■ Task directions
Lines containing "this" are to be counted. Report the count alone.

■ Dataset records
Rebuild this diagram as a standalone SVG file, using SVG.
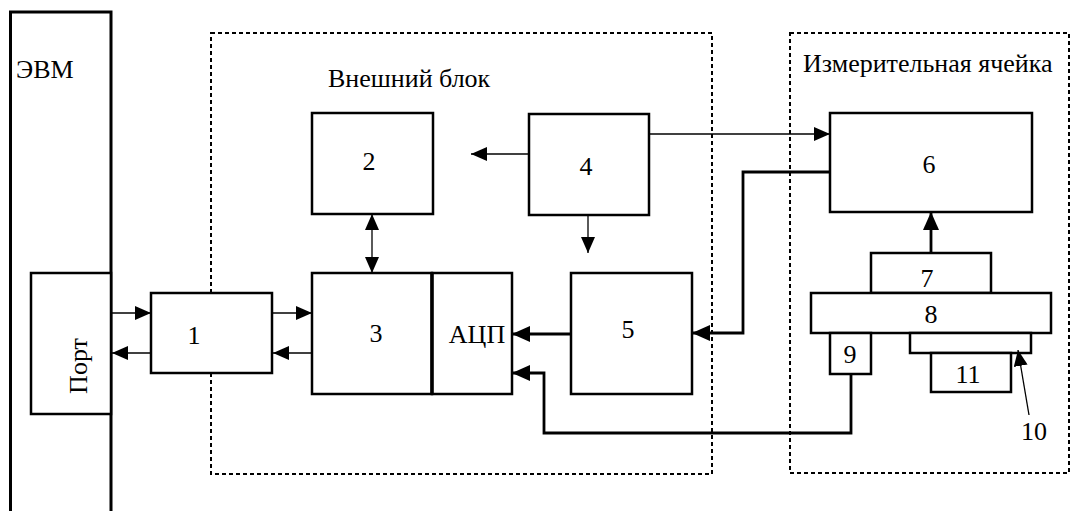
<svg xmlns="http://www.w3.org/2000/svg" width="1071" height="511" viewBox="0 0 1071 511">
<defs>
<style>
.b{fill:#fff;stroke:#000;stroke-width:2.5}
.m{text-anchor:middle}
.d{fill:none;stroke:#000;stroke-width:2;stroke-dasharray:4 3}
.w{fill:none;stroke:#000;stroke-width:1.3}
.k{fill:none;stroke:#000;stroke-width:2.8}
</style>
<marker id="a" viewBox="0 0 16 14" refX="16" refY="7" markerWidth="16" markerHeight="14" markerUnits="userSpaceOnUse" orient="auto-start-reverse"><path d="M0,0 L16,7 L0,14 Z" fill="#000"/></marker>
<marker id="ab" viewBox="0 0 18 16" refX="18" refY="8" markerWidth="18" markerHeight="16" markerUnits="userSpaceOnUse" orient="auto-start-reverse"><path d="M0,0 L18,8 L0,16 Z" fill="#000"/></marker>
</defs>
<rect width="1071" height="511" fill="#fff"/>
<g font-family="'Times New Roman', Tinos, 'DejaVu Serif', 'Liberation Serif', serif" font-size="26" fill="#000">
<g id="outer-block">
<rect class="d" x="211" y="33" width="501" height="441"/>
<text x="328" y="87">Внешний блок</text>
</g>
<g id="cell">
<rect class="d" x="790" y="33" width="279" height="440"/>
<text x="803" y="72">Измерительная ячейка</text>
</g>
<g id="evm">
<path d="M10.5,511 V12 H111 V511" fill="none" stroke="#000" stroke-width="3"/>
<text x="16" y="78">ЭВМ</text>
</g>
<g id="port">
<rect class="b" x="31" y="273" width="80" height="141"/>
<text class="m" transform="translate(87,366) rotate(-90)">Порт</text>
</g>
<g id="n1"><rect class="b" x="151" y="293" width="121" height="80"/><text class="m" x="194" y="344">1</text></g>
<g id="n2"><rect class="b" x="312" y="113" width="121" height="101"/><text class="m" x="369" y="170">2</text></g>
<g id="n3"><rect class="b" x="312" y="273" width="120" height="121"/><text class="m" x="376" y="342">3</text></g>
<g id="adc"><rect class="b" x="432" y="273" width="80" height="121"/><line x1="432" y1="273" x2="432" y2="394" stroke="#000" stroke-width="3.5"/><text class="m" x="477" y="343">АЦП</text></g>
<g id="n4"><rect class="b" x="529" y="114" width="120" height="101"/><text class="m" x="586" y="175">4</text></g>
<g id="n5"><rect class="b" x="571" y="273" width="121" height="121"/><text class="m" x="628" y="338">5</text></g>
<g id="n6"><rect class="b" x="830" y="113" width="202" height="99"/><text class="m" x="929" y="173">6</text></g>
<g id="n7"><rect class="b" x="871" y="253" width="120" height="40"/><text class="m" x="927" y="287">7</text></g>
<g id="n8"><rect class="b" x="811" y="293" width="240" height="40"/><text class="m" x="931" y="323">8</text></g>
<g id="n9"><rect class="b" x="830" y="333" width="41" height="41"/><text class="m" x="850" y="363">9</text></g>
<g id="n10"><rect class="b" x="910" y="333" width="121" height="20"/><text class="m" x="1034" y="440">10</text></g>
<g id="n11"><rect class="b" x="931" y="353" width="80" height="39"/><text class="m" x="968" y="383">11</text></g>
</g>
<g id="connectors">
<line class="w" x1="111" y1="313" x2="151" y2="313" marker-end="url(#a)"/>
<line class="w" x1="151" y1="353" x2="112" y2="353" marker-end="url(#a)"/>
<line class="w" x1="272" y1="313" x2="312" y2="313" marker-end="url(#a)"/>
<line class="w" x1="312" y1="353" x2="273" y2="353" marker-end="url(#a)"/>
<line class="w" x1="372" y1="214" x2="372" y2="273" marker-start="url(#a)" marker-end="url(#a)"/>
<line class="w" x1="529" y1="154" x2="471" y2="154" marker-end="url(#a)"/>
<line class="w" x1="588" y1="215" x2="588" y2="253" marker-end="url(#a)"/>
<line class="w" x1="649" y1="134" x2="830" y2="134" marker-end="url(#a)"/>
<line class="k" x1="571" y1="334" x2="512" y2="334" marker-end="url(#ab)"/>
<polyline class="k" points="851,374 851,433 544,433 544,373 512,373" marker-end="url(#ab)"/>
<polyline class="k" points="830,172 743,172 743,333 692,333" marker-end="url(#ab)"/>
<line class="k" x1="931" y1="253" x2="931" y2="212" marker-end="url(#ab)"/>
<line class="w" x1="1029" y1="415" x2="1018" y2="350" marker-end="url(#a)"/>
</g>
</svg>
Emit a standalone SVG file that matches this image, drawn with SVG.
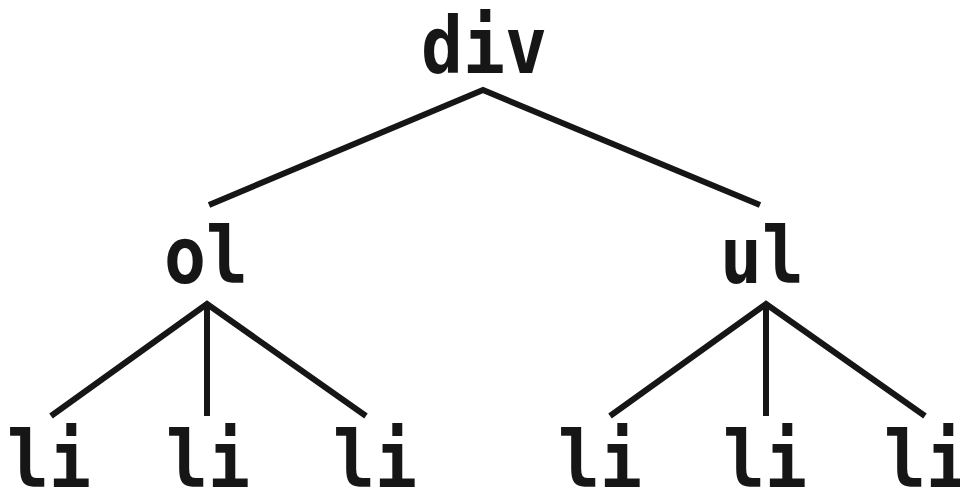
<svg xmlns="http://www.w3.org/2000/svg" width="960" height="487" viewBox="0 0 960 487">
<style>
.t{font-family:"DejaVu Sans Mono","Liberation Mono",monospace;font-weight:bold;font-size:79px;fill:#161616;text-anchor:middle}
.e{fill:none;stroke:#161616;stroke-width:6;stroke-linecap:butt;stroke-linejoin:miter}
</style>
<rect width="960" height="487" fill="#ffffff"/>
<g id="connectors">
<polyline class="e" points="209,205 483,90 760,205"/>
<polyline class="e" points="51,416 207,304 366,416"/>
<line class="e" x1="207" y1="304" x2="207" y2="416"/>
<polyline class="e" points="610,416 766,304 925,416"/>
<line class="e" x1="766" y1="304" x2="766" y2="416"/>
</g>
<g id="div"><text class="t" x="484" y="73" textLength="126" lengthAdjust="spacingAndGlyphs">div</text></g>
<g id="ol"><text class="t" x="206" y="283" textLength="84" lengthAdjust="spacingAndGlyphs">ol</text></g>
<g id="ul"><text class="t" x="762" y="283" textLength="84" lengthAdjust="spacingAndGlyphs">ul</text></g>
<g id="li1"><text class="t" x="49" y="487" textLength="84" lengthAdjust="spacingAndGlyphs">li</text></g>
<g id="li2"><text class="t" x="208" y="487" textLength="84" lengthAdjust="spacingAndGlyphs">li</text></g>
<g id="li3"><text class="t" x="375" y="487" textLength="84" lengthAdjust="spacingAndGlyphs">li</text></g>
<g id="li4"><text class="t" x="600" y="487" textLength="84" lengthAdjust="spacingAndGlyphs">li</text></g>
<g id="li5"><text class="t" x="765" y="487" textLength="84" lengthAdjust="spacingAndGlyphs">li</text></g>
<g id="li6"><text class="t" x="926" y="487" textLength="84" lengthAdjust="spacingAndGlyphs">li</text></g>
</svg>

■ Result of the exercise
2